Eaarth: Making a Life on a Tough New Planet

Alex Co
By Alex Co May 11, 2013 20:47

Eaarth symbolizes the fundamentally different planet that we now inhabit. McKibben opens our eyes with a necessary plan to ensure that our civilization survives. Image courtesy of Amazon.

At first glance, the misspelling of our planet’s name may cause a double take, but that was author Bill McKibben’s intention. McKibben emphasizes that the world has become a completely different place, changing in ways that humans have never seen. In fact, it is so unlike the old Earth that McKibben believes it deserves a new name, familiar but fundamentally different: “Eaarth.”

Despite the prolonged presence of humans on the planet, McKibben argues that Eaarth has come to fruition only within the last 50 years of intense development. In this time, carbon dioxide emissions have increased exponentially. As this trend continues, Eaarth is on a destructive path to serious environmental damage: Atmospheric emission levels have already reached 392 parts per million (ppm), well above the 350 ppm threshold that experts deem unsafe. The emissions trend will only persist as modern society continues to develop.

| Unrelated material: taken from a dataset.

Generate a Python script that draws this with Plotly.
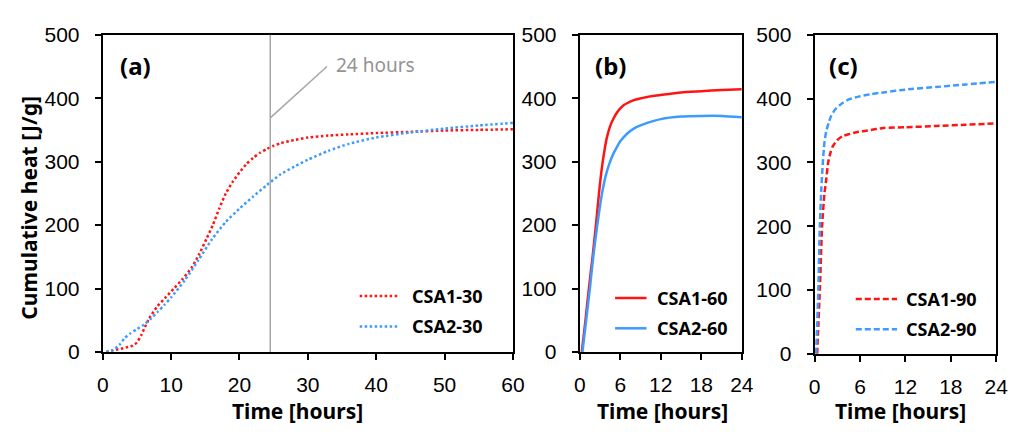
import plotly.graph_objects as go

# ---------------- data ----------------
# (a) 30 °C
t_csa1_30 = [0.5, 1.5, 3, 4.4, 5, 5.6, 6.2, 6.8, 8, 9.2, 10.4, 11.6, 13, 14, 15.2, 16.1, 17, 18, 19, 20,
             21, 22, 23, 24, 25, 26, 28, 30, 33, 36, 40, 45, 50, 55, 60]
q_csa1_30 = [0, 2.5, 6, 10, 15, 26, 40, 53, 72, 86, 100, 114, 133, 152, 179, 200, 225, 250, 268, 283,
             296, 306, 314, 320, 325, 329, 334, 338, 341, 343, 345, 347, 349, 350, 351]
t_csa2_30 = [0.5, 1.5, 2.5, 3.2, 4, 5, 6, 7, 8, 9, 10, 12, 14, 16, 18, 20, 22, 24, 26, 28, 30, 33, 36,
             40, 45, 50, 55, 60]
q_csa2_30 = [0, 3, 12, 22, 29, 36, 43, 52, 63, 74, 86, 113, 145, 178, 205, 226, 245, 263, 280, 292, 303,
             317, 328, 338, 346, 352, 357, 361]

# (b) 60 °C
t_csa1_60 = [0.3, 0.8, 1.35, 1.9, 2.4, 2.85, 3.3, 3.7, 4.0, 4.5, 5.0, 5.5, 6, 6.5, 7, 8, 10, 12, 15, 18,
             21, 24]
q_csa1_60 = [0, 45, 100, 150, 200, 250, 292, 320, 337, 356, 368, 377, 384, 389, 392, 397, 402, 405, 409,
             411, 413, 414]
t_csa2_60 = [0.4, 0.9, 1.5, 2.0, 2.6, 3.3, 3.9, 4.5, 5.0, 5.5, 6, 7, 8, 9, 10, 12, 15, 18, 21, 24]
q_csa2_60 = [0, 45, 100, 150, 200, 250, 280, 300, 313, 323, 332, 344, 352, 357, 361, 367, 371, 372, 372, 370]

# (c) 90 °C
t_csa1_90 = [0.35, 0.45, 0.7, 1.0, 1.3, 1.55, 1.8, 2.1, 2.4, 3.0, 3.7, 4.5, 5.8, 7, 9.1, 12, 16, 20, 24]
q_csa1_90 = [0, 30, 100, 200, 250, 274, 300, 315, 325, 335, 341, 344, 348, 350, 354, 355, 357, 359, 361]
t_csa2_90 = [0.2, 0.3, 0.5, 0.7, 0.9, 1.1, 1.3, 1.55, 1.9, 2.2, 2.8, 3.7, 4.6, 5.8, 7.5, 9.3, 12, 16, 20, 24]
q_csa2_90 = [0, 30, 100, 200, 260, 300, 330, 349, 363, 373, 384, 393, 399, 403, 407, 410, 414, 418, 422, 426]

y_ticks = [0, 100, 200, 300, 400, 500]
x_ticks_a = [0, 10, 20, 30, 40, 50, 60]
x_ticks_bc = [0, 6, 12, 18, 24]
marker_time = 24.5
panel_labels = ["(a)", "(b)", "(c)"]
legend_names = ["CSA1-30", "CSA2-30", "CSA1-60", "CSA2-60", "CSA1-90", "CSA2-90"]

RED = "#FF1414"
BLUE = "#3D9BFF"
DOT = "2.5px,2.5px"
DASH = "6px,3px"
W, H = 1024, 434
TITLE_FONT = dict(family="Noto Sans", size=21, color="black", weight="bold")
TICK_FONT = dict(family="Liberation Sans, Arial", size=21, color="black")


def px(x):
    return x / W


def py(y):
    return 1 - y / H


fig = go.Figure()

series = [
    (t_csa1_30, q_csa1_30, RED, DOT, "x", "y", legend_names[0]),
    (t_csa2_30, q_csa2_30, BLUE, DOT, "x", "y", legend_names[1]),
    (t_csa1_60, q_csa1_60, RED, "solid", "x2", "y2", legend_names[2]),
    (t_csa2_60, q_csa2_60, BLUE, "solid", "x2", "y2", legend_names[3]),
    (t_csa1_90, q_csa1_90, RED, DASH, "x3", "y3", legend_names[4]),
    (t_csa2_90, q_csa2_90, BLUE, DASH, "x3", "y3", legend_names[5]),
]
for t, q, col, dash, xa, ya, name in series:
    fig.add_trace(go.Scatter(
        x=t, y=q, mode="lines", name=name, xaxis=xa, yaxis=ya, showlegend=False,
        line=dict(color=col, width=2.5, dash=dash, shape="spline", smoothing=0.6),
    ))

axis_common = dict(
    showline=True, linecolor="black", linewidth=2, mirror=True,
    ticks="outside", ticklen=6, tickwidth=1.5, tickcolor="black",
    showgrid=False, zeroline=False, tickfont=TICK_FONT,
)
xstyle = dict(axis_common, ticklabelstandoff=7)
ystyle = dict(axis_common, ticklabelstandoff=11)

dom_a = [px(98.5), px(516)]
dom_b = [px(584), px(749)]
dom_c = [px(823), px(1008)]
ydom = [py(359), py(24)]
ydom_c = [py(361), py(24)]

fig.update_layout(
    width=W, height=H, margin=dict(l=0, r=0, t=0, b=0),
    paper_bgcolor="white", plot_bgcolor="white", showlegend=False,
    xaxis=dict(domain=dom_a, range=[0, 60], tickvals=x_ticks_a, anchor="y", **xstyle),
    yaxis=dict(domain=ydom, range=[0, 500], tickvals=y_ticks, anchor="x", **ystyle),
    xaxis2=dict(domain=dom_b, range=[0, 24], tickvals=x_ticks_bc, anchor="y2", **xstyle),
    yaxis2=dict(domain=ydom, range=[0, 500], tickvals=y_ticks, anchor="x2", **ystyle),
    xaxis3=dict(domain=dom_c, range=[0, 24], tickvals=x_ticks_bc, anchor="y3", **xstyle),
    yaxis3=dict(domain=ydom_c, range=[0, 500], tickvals=y_ticks, anchor="x3", **ystyle),
)

# 24-hour marker line and pointer in panel (a)
fig.add_shape(type="line", xref="x", yref="y domain", x0=marker_time, x1=marker_time, y0=0, y1=1,
              line=dict(color="#A6A6A6", width=1.5))
fig.add_shape(type="line", xref="x", yref="y", x0=marker_time, y0=369, x1=32.8, y1=450,
              line=dict(color="#A6A6A6", width=1.5))
fig.add_annotation(xref="paper", yref="paper", x=px(334), y=py(56), xanchor="left", yanchor="middle",
                   text="24 hours", showarrow=False,
                   font=dict(family="Noto Sans", size=19, color="#939393"))

# panel labels
for lab, cx in zip(panel_labels, [132, 615, 852]):
    fig.add_annotation(xref="paper", yref="paper", x=px(cx), y=py(56), xanchor="center", yanchor="middle",
                       text=lab, showarrow=False,
                       font=dict(family="Noto Sans", size=24, color="black", weight="bold"))

# legends (drawn as sample lines + labels)
legend_specs = [
    (360, 400, 411, 300, 332, DOT, legend_names[0:2]),
    (620, 652, 661, 302, 334, "solid", legend_names[2:4]),
    (865, 907, 914, 303, 335, DASH, legend_names[4:6]),
]
for x0, x1, tx, r1, r2, dash, names in legend_specs:
    for ry, col, nm in [(r1, RED, names[0]), (r2, BLUE, names[1])]:
        fig.add_shape(type="line", xref="paper", yref="paper", x0=px(x0), x1=px(x1), y0=py(ry), y1=py(ry),
                      line=dict(color=col, width=2.5, dash=dash))
        fig.add_annotation(xref="paper", yref="paper", x=px(tx), y=py(ry), xanchor="left", yanchor="middle",
                           text=nm, showarrow=False,
                           font=dict(family="Noto Sans", size=18, color="black", weight="bold"))

# axis titles
for cx in [297, 668, 910]:
    fig.add_annotation(xref="paper", yref="paper", x=px(cx), y=py(421), xanchor="center", yanchor="middle",
                       text="Time [hours]", showarrow=False, font=TITLE_FONT)
fig.add_annotation(xref="paper", yref="paper", x=px(23), y=py(207), xanchor="center", yanchor="middle",
                   text="Cumulative heat [J/g]", textangle=-90, showarrow=False, font=TITLE_FONT)

fig.write_html("out.html")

McKibben’s vivid imagery of intense ecological disasters, alarming and credible statistics, and his depiction of societal apathy make his argument credible and alarming. To solve our problem, McKibben proposes a grassroots approach. Instead of large-scale development, we must scale back and repair our planet instead of adding more dangerous parts while adapting to the new planet “Eaarth.” “Maturity is not the opposite of hope,” he writes. “It’s what makes hope possible.”

Although this type of change is necessary for the planet, McKibben’s plan is slightly unrealistic. Most likely, few will adopt the “graceful” change that McKibben prescribes. It remains to be seen whether Eaarth will accept this maturity and take responsibility and action.